Our Lord of Conspicuous Consumption

I found this video on Christian Nightmares today.  In the caption, the poster said “I don’t like Bill Maher, but I love his Christmas message”  Watch and see what you think.

I don’t particularly like Maher either, I think he’s a smarmy, condescending know-it-all.  This time, he’s also right.  We’re crazy about stuff in the this country.  Stuff, and the pursuit of it, is really what most of us worship.  If it wasn’t, we wouldn’t be arguing over providing very basic (almost minimal) health care for all our citizens or whether the people who need it the least should get a break on their taxes.  Everybody wants to keep the stuff they have and then go out and get more stuff.  And, nothing brings out this drive to accumulate more than Christmas.  Every year, the store’s are filled with shoppers buying crap that they don’t need and really can’t afford.  We infect our children with this disease, too.  One Christmas afternoon, when my nephew was about 2 or 3, his father (my brother) wanted to look at one of his toys.  This normally sweet, good-natured kid pulled all the things he’d gotten that day into a pile, lay on it and yelled “MINE, MINE, MINE!!!”  Unfortunately, that’s an all too frequent reaction and not just among kids.  Contrast that story with one my grandmother used to tell about her favorite Christmas when she was a little girl.  Grandma was born in 1905 in Volunteer, a little community in the foothills of the North Carolina mountains.  She lived on a small tobacco farm and like most mountain farm families in those days, money was scarce.  Today, we’d call them poor and enact all sorts of social programs; back around 1910, no such programs existed.  Any help that folks got came from church groups and private citizens.  The Christmas I’m talking about, one of those groups got together and gathered some resources so the children in the poor families would get something for Christmas.  Grandma and her brothers and sisters didn’t know all that.  What they knew was, not long after dark, they heard sleigh bells coming up the road to their house.  Then, after the bells stopped, they heard a hearty “Ho, Ho, Ho” and, when Grandpa Chandler opened the door, who stood there but Santa Claus.  He came in, partook of what hospitality the family could offer (to do otherwise would’ve been an insult) and, finally, started passing out presents.  Grandma got an apple, an orange, a little bucket full of hard candy and baby doll.  And, she was elated.  She remembered that Christmas Eve until the day she died at the age 95.  How do you think kids today would react to such a meager haul at Christmas? 
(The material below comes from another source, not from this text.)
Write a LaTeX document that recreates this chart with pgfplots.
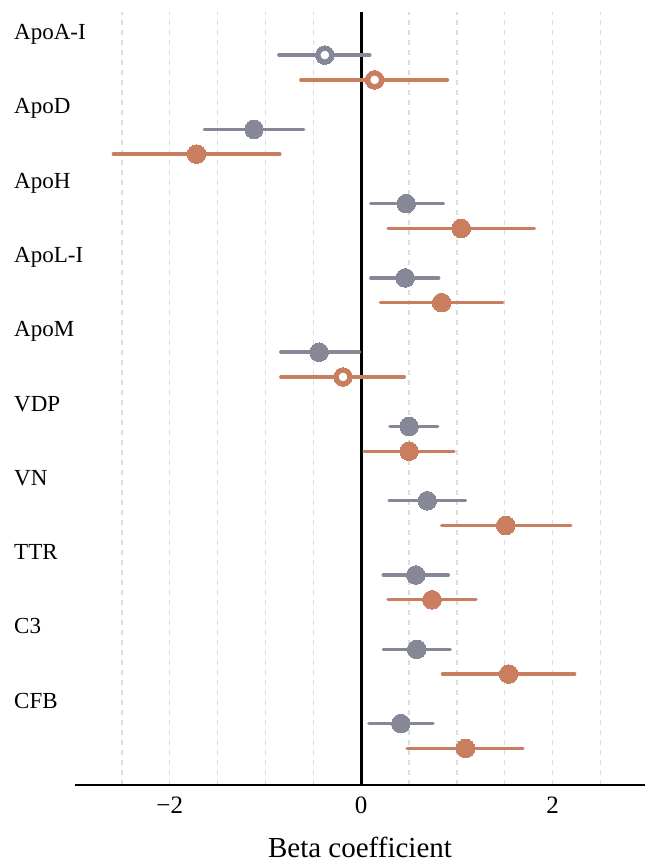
\documentclass[border=0pt]{standalone}
\usepackage{pgfplots}
\pgfplotsset{compat=1.18}
\usepackage{pgfplotstable}
\usepackage{fontspec}
\setmainfont{Liberation Serif}
\definecolor{grayc}{HTML}{868797}
\definecolor{orangec}{HTML}{C97E60}
\definecolor{gridc}{HTML}{DDDDDD}

% y = -row (rows evenly spaced: label, gray, orange for each protein)
\pgfplotstableread{
y est lo hi
-1 -0.38 -0.86 0.09
-4 -1.12 -1.64 -0.60
-7 0.47 0.10 0.86
-10 0.46 0.10 0.81
-13 -0.44 -0.84 -0.02
-16 0.50 0.30 0.80
-19 0.69 0.29 1.09
-22 0.57 0.23 0.91
-25 0.58 0.23 0.93
-28 0.415 0.08 0.75
}\graytab

\pgfplotstableread{
y est lo hi
-2 0.14 -0.63 0.90
-5 -1.72 -2.59 -0.85
-8 1.045 0.28 1.81
-11 0.84 0.20 1.48
-14 -0.19 -0.84 0.45
-17 0.50 0.03 0.97
-20 1.51 0.84 2.19
-23 0.74 0.28 1.20
-26 1.54 0.85 2.23
-29 1.09 0.48 1.69
}\orangetab

\begin{document}
\begin{tikzpicture}
\useasboundingbox (-75bp,-79bp) rectangle (570bp,785bp);
\begin{axis}[
  at={(0,0)}, anchor=south west,
  scale only axis, width=570bp, height=773bp,
  xmin=-2.99, xmax=2.965, ymin=-30.48, ymax=0.74,
  axis x line*=bottom, axis y line=none,
  x axis line style={line width=2.7bp, black},
  xtick={-2,0,2}, xticklabels={−2,0,2},
  minor xtick={-2.5,-1.5,-1,-0.5,0.5,1,1.5,2.5},
  xmajorgrids, xminorgrids,
  grid style={gridc, line width=1.2bp, dash pattern=on 5bp off 5bp},
  major tick length=0, minor tick length=0,
  ytick=\empty,
  clip=false,
  xticklabel style={font=\fontsize{25bp}{30bp}\selectfont, anchor=base, yshift=-28bp, inner sep=0pt},
  xlabel={Beta coefficient},
  xlabel style={at={(axis description cs:0.5,0)}, anchor=base, yshift=-72bp, inner sep=0pt, font=\fontsize{29bp}{34bp}\selectfont},
  every error bar/.append style={line width=3.4bp, line cap=round},
]
\addplot[black, line width=3bp, forget plot] coordinates {(0,-30.48) (0,0.74)};

\addplot[grayc, only marks, mark=*, mark size=9.3bp, mark options={draw=grayc, line width=0pt, fill=grayc},
  error bars/.cd, x dir=both, x explicit, error mark=none,
  error bar style={grayc, line width=3.4bp, line cap=round}]
  table[x=est, y=y, x error plus expr=\thisrow{hi}-\thisrow{est}, x error minus expr=\thisrow{est}-\thisrow{lo}] {\graytab};

\addplot[orangec, only marks, mark=*, mark size=9.3bp, mark options={draw=orangec, line width=0pt, fill=orangec},
  error bars/.cd, x dir=both, x explicit, error mark=none,
  error bar style={orangec, line width=3.4bp, line cap=round}]
  table[x=est, y=y, x error plus expr=\thisrow{hi}-\thisrow{est}, x error minus expr=\thisrow{est}-\thisrow{lo}] {\orangetab};

% open (non-significant) estimates
\addplot[grayc, only marks, mark=*, mark size=6.2bp, mark options={draw=grayc, fill=white, line width=3.8bp}]
  coordinates {(-0.38,-1)};
\addplot[orangec, only marks, mark=*, mark size=6.2bp, mark options={draw=orangec, fill=white, line width=3.8bp}]
  coordinates {(0.14,-2) (-0.19,-14)};

\foreach \lab/\r in {ApoA-I/0, ApoD/-3, ApoH/-6, ApoL-I/-9, ApoM/-12, VDP/-15, VN/-18, TTR/-21, C3/-24, CFB/-27} {
  \edef\temp{\noexpand\node[anchor=base west, inner sep=0pt, font=\noexpand\fontsize{23bp}{27bp}\noexpand\selectfont] at ([xshift=-61bp, yshift=-9.3bp]axis cs:-2.99,\r) {\lab};}
  \temp
}
\end{axis}
\end{tikzpicture}
\end{document}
A lot of Christians go around this time of year, saying to anyone that will listen “Jesus is the reason for the season”.  Okay, I’ll buy that, it is “Christ”mas after all.  So, why don’t we start acting like it?  Why don’t we do the things Jesus did, like help the needy, the poor, and the marginalized.  Find someone who’s trying to do that and give them a hand.  Find a family in need and throw them a lifeline.  Hell, just quit thinking the guy panhandling is lazy and should get a job and give him a dollar.  Better yet, give him a dollar or something to eat and talk to him like an actual human being.  That would be a helluva lot better way to celebrate Jesus’ birth than crying over a sweater you don’t need.